Three Republican senators have asked Archivist of the United States David Ferriero to commit to not certifying the Equal Rights Amendment as part of the Constitution, as ERA supporters demand that Ferriero publish the amendment before retiring.
Senators Rob Portman of Ohio, Ron Johnson of Wisconsin, and Mitt Romney of Utah wrote to Ferriero on February 8 to seek his “assurance” that he will not act on the ERA “until it has been properly ratified and legal questions regarding such ratification have been resolved.”

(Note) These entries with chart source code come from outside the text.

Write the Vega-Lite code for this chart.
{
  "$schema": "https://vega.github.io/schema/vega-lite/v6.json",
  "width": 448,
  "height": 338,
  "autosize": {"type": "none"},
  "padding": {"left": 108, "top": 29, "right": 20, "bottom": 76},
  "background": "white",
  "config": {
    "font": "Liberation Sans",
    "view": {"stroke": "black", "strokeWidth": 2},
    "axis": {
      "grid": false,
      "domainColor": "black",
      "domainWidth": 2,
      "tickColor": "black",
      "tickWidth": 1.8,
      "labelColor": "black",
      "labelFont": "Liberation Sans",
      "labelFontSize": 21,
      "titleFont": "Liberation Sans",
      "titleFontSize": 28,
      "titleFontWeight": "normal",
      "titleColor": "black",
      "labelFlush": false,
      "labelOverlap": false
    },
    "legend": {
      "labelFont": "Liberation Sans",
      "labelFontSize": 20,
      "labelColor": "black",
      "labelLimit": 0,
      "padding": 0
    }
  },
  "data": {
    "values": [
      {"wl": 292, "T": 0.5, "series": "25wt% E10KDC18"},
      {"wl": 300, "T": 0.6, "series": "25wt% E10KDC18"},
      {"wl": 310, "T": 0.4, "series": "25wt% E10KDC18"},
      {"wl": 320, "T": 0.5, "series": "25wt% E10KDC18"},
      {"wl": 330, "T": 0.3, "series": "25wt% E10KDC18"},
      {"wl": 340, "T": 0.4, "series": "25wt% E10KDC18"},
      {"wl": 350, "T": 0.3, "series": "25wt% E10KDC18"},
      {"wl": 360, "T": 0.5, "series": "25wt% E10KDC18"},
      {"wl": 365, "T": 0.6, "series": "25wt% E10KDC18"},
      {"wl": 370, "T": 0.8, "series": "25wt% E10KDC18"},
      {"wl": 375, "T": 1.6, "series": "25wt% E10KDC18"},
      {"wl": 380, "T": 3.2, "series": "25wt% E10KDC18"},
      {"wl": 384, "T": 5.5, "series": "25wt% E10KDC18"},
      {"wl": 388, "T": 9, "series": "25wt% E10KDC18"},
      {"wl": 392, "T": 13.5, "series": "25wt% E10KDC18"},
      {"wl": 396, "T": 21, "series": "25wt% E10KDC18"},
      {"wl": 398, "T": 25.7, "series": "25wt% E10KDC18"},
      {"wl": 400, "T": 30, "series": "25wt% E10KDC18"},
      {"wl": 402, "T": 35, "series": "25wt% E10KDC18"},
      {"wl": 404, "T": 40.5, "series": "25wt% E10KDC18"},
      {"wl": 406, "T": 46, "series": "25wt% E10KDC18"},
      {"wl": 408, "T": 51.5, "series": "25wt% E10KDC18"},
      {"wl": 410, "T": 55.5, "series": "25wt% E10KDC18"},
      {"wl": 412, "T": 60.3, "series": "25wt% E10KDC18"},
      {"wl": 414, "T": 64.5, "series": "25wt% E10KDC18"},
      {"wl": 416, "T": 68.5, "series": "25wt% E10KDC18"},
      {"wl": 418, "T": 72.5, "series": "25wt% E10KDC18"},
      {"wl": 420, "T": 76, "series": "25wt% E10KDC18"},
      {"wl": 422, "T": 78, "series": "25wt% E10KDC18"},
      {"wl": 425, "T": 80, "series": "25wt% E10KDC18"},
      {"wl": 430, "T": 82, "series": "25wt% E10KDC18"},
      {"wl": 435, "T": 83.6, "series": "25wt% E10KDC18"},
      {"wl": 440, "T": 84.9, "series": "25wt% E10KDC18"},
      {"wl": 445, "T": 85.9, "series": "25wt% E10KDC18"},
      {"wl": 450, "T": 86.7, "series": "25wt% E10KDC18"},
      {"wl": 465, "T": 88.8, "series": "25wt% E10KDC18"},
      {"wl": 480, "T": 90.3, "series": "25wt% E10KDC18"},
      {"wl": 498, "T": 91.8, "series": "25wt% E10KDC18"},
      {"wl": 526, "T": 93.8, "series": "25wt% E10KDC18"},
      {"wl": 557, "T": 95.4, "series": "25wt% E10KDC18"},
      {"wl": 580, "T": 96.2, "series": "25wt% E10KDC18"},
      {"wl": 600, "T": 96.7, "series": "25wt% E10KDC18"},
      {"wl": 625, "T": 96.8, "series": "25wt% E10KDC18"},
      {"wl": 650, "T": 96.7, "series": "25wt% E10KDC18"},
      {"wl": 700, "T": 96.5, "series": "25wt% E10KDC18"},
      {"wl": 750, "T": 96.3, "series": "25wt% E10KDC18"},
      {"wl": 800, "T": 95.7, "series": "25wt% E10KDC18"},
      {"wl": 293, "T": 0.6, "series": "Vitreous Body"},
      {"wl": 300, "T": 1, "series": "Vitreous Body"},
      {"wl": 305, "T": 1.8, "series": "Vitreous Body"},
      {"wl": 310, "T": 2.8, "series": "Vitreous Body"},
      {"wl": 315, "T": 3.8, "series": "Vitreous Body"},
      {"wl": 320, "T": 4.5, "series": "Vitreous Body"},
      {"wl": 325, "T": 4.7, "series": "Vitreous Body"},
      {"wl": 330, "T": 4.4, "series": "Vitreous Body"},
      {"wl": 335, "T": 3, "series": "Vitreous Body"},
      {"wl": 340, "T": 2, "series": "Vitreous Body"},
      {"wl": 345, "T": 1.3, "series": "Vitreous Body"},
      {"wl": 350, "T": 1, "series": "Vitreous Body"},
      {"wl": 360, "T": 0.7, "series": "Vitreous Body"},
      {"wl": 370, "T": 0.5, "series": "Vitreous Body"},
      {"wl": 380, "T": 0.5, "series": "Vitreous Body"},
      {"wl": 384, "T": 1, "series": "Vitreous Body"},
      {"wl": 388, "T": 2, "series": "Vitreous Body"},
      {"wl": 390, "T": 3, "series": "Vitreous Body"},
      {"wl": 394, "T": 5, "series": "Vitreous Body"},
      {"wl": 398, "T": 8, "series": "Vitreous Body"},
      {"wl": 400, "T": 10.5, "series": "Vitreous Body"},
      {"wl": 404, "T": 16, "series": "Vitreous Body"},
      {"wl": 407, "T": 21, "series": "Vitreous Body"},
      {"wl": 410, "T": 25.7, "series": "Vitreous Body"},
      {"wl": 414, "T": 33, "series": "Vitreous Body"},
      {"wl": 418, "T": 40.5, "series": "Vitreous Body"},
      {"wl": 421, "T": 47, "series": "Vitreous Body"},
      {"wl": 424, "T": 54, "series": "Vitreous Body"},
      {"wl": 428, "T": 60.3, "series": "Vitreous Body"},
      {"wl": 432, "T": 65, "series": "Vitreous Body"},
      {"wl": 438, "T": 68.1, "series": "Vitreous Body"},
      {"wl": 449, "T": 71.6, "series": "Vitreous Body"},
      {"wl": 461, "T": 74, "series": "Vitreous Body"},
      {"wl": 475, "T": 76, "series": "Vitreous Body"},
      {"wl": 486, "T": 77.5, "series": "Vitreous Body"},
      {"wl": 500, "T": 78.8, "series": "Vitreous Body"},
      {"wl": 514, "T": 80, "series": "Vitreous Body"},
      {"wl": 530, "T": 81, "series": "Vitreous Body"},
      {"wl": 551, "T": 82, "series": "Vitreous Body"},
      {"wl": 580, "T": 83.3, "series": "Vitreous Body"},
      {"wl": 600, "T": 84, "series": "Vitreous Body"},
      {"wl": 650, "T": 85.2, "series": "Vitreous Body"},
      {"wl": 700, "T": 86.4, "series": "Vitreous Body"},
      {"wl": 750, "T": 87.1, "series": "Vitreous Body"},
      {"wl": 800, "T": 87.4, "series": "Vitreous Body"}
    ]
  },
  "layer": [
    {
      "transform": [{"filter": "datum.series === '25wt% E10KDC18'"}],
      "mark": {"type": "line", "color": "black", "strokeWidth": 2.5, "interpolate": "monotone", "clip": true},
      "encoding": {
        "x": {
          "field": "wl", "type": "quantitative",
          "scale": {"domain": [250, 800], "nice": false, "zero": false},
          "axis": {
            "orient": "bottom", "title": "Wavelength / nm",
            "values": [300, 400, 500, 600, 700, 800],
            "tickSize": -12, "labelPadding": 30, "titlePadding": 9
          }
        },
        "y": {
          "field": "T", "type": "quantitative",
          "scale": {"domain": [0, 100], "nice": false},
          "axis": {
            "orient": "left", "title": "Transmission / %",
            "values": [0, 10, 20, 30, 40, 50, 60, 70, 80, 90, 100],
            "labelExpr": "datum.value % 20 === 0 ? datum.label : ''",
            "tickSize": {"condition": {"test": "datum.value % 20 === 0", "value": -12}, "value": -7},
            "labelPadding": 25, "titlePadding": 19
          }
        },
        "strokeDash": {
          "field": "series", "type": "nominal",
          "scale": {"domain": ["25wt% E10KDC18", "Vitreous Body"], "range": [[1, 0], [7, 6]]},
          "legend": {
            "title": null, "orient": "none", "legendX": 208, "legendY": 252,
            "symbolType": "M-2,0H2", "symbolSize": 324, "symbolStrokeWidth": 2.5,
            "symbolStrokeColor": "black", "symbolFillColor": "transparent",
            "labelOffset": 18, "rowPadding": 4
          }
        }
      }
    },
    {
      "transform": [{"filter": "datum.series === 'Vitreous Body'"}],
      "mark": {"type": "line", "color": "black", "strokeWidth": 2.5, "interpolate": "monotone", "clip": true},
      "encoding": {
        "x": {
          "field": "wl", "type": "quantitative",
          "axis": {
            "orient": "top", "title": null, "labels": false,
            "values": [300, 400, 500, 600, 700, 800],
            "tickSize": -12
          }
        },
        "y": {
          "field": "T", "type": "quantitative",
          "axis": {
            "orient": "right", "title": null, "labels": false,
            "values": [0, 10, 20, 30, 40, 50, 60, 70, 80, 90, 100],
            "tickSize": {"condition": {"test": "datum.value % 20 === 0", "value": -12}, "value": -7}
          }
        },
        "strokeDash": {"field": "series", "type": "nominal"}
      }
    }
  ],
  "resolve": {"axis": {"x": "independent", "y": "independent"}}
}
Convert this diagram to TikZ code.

Supporters of the ERA have been putting pressure on Ferriero, who is set to leave office in April, to publish the ERA as the 28th Amendment to the Constitution as part of his ministerial duties, claiming that it meets all constitutional requirements and took effect last month. However, key legal issues remain unresolved, such as whether states can revoke amendment ratifications and whether Congress has the authority to extend a deadline retroactively.
“In light of the calls for you to ignore your duty and certify the ERA, we write to ask for your commitment that you, and the acting Archivist who will take over in April, will not certify or publish the ERA,” the Republican senators wrote to Ferriero, arguing that the ERA “failed to achieve ratification by the states and is no longer pending before them.”
The three Republicans’ stance on this issue contrasts with that of their colleagues, Republican Sens. Lisa Murkowski of Alaska and Susan Collins of Maine, who are cosponsoring legislation to repeal the ERA deadline.
Article V of the Constitution requires three-fourths of the states, or 38 states, to ratify constitutional amendments.
The ERA was passed by Congress in 1972 and sent to the states with a seven-year deadline for ratification. The deadline was later pushed back to 1982.
However, only 35 states had signed off on the ERA at the time, and five of those states had withdrawn their support for the ERA within that time frame.
In recent years, Virginia, Illinois, and Nevada have all ratified the ERA, with Virginia claiming to be the 38th – and thus final necessary – state to do so in 2020.
Advocates contend that states cannot revoke amendment ratifications and that the ERA’s deadline did not expire because it was not included in the ERA’s body text. Opponents argue that the three states’ ratifications are invalid and that the five states’ rescissions are one of the reasons the ERA has not been ratified. They also claim that Congress cannot change or remove a deadline that has already passed.
They also point to a March 2021 ruling by an Obama-appointed federal district judge that the deadline for ratifying the ERA “expired long ago.”
Under the Trump administration, the Department of Justice’s Office of Legal Counsel also issued a legal opinion in 2020, stating that the deadline for ratifying the ERA had passed and that the archivist could not certify it.
In a new opinion issued last month, the OLC stated that its 2020 memo “does not obstruct Congress’s ability to act with respect to ratification of the ERA or judicial consideration of questions regarding the constitutional status of the ERA.” The office neither rescinded the 2020 memo nor directed the archivist to publish the ERA.
Last year, House Democrats passed their version of the bill to repeal the ERA deadline, and they are now attempting to pass a resolution recognizing ratification of the ERA. It has 155 Democratic cosponsors, including House Speaker Nancy Pelosi, and has been referred to the Judiciary Committee. Carolyn Maloney, a longtime supporter of the ERA, also wrote to Ferriero in October, urging him to “carry out your statutory duties to certify and publish the ERA without further delay.”